Task to complete:
Count how many lines below include the string "chart", and give that number without anything else.
## begin Data listing
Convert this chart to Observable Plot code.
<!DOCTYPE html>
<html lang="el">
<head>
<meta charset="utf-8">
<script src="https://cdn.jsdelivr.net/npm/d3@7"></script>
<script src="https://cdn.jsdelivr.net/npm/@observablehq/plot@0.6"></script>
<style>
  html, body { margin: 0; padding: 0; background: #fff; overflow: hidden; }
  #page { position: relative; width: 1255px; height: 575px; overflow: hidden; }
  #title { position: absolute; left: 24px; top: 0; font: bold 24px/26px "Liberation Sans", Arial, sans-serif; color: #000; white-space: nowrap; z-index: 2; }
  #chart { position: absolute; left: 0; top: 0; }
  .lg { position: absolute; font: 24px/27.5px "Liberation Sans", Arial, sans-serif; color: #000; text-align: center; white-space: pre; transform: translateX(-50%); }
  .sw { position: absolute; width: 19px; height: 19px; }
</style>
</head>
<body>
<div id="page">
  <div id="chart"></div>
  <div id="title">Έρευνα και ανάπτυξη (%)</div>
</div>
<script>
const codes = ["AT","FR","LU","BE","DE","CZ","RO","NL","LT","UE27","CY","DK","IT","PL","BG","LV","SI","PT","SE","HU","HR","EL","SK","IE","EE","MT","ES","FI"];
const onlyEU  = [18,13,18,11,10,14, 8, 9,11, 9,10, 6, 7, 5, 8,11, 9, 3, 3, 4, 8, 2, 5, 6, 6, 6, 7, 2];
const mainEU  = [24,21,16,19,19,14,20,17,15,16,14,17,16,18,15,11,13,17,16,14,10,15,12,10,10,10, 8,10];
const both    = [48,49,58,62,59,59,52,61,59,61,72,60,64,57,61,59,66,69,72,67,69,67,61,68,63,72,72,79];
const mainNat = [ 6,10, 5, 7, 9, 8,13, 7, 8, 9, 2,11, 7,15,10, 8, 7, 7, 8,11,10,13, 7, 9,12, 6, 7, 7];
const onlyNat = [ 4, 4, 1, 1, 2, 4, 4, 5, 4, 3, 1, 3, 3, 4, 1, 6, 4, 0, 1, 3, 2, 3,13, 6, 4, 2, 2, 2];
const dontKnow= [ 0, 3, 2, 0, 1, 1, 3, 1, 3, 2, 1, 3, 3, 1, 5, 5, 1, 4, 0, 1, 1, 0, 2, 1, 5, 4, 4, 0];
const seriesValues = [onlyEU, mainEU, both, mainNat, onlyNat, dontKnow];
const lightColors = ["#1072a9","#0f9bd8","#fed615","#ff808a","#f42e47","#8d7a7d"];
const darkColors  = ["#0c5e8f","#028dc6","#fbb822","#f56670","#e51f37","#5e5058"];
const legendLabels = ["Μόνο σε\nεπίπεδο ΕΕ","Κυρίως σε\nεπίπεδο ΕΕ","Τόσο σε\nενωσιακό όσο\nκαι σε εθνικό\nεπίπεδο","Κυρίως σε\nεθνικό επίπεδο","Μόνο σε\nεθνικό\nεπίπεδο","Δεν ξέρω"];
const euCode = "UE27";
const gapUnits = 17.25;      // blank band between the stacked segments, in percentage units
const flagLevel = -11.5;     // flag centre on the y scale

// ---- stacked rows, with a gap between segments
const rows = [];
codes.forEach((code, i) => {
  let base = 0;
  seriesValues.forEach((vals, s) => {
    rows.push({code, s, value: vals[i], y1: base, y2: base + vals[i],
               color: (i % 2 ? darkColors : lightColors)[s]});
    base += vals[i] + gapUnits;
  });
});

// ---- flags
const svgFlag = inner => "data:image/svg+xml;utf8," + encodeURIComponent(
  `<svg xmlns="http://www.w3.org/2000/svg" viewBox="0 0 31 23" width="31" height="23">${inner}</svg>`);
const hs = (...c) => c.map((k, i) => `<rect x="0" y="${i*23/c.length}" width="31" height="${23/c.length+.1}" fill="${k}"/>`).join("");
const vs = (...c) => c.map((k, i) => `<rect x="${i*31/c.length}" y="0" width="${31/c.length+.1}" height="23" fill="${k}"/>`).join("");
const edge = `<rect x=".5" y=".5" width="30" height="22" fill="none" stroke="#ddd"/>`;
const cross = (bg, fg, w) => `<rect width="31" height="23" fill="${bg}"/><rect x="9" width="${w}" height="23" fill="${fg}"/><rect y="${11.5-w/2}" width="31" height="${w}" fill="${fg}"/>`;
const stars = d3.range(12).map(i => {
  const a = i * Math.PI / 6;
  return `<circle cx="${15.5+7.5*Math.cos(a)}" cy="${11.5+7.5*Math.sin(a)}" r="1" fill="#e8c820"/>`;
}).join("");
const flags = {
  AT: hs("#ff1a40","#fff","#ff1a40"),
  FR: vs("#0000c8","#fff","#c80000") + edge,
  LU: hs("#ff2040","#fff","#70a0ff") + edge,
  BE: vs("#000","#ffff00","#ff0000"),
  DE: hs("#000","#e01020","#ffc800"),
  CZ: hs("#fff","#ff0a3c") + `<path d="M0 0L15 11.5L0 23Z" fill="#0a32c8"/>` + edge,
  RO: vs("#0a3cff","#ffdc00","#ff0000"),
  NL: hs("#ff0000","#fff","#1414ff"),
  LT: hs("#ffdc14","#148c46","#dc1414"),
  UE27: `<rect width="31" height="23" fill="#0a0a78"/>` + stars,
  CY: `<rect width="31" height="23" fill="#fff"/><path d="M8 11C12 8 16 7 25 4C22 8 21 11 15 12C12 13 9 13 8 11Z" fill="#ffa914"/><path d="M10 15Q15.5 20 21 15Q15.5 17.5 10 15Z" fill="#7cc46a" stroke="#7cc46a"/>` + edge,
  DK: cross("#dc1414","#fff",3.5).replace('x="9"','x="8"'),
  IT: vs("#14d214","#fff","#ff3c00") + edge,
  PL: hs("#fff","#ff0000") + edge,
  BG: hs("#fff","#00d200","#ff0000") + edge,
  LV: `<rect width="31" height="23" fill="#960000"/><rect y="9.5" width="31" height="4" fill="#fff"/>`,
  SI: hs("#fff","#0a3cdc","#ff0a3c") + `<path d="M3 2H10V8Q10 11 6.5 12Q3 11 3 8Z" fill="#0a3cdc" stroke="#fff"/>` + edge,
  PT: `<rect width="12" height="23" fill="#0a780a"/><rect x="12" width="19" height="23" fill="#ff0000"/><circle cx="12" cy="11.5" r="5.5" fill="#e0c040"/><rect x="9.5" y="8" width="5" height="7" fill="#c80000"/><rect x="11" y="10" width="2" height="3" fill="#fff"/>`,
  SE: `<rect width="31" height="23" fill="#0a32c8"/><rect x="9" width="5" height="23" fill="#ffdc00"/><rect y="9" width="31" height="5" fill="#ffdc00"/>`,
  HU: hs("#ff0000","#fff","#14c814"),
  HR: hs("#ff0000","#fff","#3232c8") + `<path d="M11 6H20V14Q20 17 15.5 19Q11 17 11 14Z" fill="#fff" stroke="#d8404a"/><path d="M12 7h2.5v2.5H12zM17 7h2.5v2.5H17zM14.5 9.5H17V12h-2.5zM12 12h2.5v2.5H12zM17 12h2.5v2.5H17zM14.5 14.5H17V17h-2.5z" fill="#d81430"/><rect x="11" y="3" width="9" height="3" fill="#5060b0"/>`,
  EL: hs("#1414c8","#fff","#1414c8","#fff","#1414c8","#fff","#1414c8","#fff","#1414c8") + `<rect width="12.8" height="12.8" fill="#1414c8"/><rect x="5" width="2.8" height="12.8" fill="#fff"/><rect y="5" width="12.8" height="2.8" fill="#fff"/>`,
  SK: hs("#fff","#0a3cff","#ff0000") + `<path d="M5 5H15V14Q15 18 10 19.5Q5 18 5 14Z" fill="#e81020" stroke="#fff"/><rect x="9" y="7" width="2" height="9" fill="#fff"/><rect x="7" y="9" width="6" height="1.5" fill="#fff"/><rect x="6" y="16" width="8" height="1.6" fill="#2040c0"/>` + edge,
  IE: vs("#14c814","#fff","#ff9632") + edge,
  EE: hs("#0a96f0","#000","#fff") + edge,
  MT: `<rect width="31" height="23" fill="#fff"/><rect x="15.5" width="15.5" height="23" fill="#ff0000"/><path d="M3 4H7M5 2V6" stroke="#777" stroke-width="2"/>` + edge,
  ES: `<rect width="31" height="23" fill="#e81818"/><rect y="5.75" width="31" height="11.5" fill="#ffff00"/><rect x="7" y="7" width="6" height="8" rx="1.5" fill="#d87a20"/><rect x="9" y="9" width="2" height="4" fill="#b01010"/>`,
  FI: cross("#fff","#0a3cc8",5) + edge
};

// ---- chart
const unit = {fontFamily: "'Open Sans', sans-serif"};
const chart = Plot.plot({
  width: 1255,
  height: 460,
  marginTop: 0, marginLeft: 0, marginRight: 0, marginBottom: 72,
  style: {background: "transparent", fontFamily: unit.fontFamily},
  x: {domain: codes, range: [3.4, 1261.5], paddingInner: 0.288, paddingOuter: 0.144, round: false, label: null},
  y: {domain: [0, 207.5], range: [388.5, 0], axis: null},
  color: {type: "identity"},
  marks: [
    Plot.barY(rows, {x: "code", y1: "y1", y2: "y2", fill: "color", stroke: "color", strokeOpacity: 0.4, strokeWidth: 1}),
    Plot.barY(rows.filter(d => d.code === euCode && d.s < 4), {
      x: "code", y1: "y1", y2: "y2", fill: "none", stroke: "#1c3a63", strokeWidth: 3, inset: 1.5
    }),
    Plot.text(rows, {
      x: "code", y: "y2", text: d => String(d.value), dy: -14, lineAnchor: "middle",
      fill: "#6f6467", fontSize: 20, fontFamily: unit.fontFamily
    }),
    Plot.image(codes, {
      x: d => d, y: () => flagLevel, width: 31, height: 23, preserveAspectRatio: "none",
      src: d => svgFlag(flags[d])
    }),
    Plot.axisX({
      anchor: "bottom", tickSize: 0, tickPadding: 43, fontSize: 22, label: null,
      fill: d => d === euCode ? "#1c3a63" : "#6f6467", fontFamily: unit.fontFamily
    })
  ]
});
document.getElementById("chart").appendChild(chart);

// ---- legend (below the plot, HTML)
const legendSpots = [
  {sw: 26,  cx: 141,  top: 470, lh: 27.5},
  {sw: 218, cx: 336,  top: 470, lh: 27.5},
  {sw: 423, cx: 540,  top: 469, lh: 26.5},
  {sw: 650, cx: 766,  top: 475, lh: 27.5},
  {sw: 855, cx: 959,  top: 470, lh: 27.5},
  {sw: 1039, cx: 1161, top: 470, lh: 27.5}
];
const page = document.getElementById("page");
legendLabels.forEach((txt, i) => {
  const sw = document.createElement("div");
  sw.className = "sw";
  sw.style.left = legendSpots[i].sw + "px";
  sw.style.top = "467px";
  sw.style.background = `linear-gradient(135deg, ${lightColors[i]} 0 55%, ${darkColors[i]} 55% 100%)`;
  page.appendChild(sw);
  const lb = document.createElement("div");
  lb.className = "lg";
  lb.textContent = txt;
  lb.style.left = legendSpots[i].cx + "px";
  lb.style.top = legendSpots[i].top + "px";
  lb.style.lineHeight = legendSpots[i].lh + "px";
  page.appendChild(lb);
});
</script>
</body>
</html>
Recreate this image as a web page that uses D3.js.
## end Data listing
Reply:
6